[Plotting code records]
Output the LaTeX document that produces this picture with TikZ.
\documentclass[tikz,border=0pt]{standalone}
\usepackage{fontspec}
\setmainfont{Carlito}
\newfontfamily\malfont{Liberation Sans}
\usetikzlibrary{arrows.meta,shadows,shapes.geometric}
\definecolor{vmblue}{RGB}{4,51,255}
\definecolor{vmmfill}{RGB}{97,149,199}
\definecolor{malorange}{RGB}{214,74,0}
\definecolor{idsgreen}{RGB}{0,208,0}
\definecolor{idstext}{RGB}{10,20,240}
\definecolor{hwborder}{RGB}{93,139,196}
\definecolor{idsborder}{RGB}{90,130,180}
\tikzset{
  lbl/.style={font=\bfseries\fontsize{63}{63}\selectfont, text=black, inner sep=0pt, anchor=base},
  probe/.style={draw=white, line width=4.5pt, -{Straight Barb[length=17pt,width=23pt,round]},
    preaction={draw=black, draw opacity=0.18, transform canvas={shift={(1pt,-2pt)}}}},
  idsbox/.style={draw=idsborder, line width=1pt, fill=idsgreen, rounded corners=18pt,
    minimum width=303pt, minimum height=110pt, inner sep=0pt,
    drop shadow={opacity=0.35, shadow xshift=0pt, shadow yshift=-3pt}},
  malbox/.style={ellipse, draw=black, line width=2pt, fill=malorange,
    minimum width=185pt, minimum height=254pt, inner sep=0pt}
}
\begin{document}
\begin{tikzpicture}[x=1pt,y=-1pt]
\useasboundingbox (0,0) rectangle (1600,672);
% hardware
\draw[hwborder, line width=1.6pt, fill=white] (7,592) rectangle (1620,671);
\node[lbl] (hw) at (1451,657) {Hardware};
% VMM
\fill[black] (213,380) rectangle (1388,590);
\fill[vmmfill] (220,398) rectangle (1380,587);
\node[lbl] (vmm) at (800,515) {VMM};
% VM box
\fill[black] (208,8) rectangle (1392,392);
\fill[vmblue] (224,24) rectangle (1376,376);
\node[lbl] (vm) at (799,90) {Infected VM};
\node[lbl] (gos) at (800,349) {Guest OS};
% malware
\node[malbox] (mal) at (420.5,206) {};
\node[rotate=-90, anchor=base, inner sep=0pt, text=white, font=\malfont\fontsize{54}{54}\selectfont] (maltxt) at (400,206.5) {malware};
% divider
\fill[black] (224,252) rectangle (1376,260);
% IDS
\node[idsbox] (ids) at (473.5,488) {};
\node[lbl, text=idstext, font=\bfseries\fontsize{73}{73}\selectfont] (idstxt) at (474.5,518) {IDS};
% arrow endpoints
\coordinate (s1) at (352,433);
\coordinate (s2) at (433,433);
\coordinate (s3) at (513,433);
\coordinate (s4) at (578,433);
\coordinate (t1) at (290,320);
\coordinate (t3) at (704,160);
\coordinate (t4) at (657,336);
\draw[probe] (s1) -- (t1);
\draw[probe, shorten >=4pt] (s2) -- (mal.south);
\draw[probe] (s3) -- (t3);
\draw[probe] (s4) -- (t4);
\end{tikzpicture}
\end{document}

==

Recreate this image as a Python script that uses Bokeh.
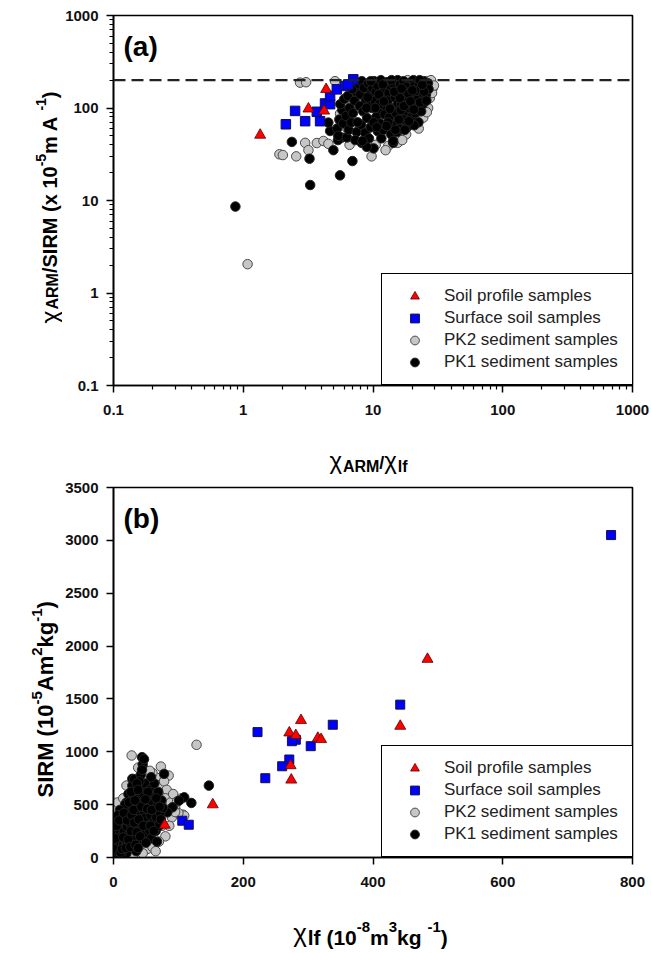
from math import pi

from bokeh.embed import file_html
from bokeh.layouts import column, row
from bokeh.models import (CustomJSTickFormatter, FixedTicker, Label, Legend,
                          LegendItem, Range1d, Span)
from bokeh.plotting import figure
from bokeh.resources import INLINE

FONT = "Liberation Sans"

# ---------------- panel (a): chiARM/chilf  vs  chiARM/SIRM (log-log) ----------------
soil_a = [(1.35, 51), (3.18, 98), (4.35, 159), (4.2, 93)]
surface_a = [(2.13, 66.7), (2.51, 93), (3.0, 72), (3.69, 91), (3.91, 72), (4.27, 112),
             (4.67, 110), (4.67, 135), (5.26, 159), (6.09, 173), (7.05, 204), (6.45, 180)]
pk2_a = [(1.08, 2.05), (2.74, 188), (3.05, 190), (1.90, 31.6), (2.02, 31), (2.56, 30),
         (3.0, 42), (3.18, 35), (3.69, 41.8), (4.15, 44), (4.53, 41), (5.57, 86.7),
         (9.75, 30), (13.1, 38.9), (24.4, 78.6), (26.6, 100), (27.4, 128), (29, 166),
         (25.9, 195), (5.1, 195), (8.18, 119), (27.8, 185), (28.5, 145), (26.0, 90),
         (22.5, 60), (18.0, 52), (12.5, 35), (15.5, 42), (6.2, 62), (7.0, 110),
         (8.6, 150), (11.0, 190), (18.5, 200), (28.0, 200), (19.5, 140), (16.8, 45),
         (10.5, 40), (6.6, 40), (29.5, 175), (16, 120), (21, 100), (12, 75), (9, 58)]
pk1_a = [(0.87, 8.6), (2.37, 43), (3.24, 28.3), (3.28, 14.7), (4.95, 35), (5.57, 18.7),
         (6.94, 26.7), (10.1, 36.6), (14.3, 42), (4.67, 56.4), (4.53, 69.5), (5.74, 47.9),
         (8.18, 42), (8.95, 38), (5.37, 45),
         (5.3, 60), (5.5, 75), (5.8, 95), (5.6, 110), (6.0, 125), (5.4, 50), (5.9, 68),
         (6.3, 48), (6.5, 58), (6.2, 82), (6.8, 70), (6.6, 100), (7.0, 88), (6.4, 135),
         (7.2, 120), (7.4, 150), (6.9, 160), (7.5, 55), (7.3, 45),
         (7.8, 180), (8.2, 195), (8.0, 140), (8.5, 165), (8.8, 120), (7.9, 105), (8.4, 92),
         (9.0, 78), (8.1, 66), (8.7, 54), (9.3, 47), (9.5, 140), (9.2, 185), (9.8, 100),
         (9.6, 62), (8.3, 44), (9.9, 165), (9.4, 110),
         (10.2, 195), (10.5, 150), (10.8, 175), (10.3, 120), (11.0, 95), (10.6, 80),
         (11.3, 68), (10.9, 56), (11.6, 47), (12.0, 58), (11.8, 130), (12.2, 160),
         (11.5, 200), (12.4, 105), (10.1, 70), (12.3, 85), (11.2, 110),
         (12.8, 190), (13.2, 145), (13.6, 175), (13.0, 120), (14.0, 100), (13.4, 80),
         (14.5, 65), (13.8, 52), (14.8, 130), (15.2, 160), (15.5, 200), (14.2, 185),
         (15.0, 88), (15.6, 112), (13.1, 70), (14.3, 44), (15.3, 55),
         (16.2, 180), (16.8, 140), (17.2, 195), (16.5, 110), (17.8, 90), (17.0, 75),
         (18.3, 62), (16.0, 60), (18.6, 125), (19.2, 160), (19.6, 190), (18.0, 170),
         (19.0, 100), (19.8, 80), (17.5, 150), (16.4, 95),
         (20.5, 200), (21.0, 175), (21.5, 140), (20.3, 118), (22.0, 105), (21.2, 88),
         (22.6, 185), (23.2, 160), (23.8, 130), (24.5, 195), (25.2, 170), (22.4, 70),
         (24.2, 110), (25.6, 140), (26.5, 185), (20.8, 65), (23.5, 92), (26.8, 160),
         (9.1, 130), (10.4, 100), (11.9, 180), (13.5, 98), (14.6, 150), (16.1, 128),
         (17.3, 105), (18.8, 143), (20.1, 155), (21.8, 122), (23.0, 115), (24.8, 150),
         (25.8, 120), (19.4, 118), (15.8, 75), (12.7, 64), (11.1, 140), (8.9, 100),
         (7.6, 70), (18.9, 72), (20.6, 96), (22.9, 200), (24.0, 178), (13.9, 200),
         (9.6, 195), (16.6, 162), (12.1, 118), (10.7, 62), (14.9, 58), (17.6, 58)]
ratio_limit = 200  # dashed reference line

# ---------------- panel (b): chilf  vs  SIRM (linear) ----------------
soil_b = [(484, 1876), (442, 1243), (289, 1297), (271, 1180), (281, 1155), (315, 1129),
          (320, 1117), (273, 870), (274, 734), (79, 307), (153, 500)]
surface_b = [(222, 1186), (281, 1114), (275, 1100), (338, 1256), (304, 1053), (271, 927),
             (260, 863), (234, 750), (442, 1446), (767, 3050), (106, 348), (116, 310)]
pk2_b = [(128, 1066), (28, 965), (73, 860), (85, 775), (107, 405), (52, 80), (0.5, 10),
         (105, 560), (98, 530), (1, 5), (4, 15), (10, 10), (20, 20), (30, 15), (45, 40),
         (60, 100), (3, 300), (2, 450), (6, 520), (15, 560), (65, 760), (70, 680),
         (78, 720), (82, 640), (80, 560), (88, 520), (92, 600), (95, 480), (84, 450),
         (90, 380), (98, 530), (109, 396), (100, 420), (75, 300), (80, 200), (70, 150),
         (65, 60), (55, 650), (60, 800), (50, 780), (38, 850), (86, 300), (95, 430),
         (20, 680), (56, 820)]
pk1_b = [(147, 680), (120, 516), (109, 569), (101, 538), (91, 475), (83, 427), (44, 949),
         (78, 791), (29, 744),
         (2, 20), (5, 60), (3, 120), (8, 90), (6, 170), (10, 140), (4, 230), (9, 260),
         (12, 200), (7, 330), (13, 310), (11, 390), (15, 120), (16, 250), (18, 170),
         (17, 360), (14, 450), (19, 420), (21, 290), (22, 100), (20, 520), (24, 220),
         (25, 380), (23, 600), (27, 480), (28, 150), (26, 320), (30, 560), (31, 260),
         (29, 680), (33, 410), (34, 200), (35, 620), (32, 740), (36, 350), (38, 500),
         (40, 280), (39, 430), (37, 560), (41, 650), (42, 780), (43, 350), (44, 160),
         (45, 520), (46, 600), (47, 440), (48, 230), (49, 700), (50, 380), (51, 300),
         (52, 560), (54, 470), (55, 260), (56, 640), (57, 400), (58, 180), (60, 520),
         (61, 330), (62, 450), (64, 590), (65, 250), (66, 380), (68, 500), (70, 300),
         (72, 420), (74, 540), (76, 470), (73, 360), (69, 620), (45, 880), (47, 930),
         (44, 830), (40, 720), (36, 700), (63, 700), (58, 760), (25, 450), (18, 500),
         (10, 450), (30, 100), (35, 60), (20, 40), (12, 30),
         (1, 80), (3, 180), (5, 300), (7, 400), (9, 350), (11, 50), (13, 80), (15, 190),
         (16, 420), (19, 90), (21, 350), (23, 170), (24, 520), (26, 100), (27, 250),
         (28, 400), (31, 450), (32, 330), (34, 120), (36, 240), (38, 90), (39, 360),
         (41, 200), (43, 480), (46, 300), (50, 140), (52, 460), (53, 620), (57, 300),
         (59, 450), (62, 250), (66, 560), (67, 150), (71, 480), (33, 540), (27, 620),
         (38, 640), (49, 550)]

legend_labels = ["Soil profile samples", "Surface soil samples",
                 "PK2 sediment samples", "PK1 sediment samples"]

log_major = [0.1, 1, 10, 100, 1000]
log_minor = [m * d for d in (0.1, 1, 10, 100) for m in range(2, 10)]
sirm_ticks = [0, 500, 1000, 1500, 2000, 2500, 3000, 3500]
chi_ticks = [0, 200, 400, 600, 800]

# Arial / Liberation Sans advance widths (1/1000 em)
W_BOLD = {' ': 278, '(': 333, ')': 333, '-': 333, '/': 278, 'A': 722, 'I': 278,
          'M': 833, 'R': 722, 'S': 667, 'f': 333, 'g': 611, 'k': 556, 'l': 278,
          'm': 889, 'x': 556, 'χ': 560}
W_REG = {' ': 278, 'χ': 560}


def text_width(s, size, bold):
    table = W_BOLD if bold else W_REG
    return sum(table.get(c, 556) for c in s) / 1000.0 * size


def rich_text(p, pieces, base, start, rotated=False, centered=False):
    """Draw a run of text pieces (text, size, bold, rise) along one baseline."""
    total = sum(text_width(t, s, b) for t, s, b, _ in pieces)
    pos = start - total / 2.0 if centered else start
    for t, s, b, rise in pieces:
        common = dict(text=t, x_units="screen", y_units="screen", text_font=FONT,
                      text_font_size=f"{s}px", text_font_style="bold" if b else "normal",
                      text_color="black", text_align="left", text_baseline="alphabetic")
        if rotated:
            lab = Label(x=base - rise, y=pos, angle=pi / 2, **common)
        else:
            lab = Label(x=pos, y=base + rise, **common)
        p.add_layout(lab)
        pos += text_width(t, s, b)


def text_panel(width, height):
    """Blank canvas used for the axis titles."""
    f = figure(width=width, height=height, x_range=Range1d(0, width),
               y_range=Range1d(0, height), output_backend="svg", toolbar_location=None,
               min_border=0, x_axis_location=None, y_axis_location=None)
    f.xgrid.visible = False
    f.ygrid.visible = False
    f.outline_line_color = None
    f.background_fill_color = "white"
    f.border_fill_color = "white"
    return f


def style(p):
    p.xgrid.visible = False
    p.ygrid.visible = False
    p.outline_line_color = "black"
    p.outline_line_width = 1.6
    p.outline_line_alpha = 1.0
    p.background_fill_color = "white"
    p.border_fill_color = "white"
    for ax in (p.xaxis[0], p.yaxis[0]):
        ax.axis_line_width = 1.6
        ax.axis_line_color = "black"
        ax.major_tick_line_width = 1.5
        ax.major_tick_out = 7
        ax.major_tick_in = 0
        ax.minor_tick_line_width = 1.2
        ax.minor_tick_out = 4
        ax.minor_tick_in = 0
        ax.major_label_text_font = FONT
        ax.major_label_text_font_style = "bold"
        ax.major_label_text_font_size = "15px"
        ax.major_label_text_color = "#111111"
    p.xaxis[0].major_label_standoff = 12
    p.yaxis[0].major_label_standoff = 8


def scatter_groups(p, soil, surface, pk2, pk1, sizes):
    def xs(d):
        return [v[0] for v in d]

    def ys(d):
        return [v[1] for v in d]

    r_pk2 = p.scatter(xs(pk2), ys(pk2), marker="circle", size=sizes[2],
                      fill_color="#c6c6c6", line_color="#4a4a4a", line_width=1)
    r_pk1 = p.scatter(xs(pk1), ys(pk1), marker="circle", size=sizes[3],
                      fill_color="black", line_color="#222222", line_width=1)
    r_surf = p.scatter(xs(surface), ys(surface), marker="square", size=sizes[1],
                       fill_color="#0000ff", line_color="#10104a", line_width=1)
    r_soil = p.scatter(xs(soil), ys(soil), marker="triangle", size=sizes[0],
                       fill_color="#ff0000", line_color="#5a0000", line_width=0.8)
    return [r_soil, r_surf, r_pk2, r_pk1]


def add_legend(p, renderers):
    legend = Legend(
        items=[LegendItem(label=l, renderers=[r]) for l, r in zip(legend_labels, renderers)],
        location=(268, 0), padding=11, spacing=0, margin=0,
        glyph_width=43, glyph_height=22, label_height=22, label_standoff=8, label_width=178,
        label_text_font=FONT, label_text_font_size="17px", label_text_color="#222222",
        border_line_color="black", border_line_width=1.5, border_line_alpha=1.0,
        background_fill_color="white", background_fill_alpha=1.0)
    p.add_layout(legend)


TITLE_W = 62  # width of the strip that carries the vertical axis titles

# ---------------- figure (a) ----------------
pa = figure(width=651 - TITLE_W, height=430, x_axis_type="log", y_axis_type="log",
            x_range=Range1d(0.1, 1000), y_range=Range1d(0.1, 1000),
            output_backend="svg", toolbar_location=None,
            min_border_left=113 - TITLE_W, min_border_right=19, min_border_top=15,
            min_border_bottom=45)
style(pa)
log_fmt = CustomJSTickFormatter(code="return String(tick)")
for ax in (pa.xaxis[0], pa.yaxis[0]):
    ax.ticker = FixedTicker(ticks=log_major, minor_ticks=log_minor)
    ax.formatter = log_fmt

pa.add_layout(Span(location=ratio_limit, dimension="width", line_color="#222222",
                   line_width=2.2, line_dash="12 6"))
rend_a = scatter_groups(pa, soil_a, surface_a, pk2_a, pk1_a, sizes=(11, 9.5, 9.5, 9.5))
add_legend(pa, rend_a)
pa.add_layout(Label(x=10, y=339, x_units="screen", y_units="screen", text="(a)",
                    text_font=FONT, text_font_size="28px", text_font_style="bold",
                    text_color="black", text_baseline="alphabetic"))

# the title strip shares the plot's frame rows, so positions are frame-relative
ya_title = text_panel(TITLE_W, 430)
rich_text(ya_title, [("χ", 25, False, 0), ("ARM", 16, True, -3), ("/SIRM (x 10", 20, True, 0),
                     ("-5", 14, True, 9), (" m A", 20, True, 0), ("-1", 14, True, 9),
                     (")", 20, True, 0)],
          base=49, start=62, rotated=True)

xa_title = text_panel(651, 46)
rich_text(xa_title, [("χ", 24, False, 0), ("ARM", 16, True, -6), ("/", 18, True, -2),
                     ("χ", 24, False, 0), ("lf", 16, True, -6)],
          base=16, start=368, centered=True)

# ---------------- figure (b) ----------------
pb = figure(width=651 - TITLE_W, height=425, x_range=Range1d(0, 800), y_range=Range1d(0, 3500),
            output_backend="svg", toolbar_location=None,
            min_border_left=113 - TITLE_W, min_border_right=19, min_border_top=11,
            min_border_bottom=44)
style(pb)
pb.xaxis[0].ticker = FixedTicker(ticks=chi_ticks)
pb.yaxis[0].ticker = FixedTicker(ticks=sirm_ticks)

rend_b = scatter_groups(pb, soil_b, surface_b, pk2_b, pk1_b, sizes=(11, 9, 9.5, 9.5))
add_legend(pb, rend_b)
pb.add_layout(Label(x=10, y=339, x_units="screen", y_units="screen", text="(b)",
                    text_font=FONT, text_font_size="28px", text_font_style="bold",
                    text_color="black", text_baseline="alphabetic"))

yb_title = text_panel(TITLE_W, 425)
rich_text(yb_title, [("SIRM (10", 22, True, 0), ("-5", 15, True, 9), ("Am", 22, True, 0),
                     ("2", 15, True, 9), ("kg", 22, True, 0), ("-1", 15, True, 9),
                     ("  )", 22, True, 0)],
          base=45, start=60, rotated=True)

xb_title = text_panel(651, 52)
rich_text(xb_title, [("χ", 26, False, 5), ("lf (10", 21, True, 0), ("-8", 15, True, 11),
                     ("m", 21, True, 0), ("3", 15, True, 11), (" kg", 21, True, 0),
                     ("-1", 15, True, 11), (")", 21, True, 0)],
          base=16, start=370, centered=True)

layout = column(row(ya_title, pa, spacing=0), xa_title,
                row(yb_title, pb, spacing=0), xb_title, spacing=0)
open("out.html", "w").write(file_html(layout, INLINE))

WHAT YOU NEED TO DO: Find the lines with the string "that" and reproduce them.

SOLUTION FOR THIS EXERCISE:
Output the LaTeX document that produces this picture with TikZ.
Recreate this image as a Python script that uses Bokeh.
TITLE_W = 62  # width of the strip that carries the vertical axis titles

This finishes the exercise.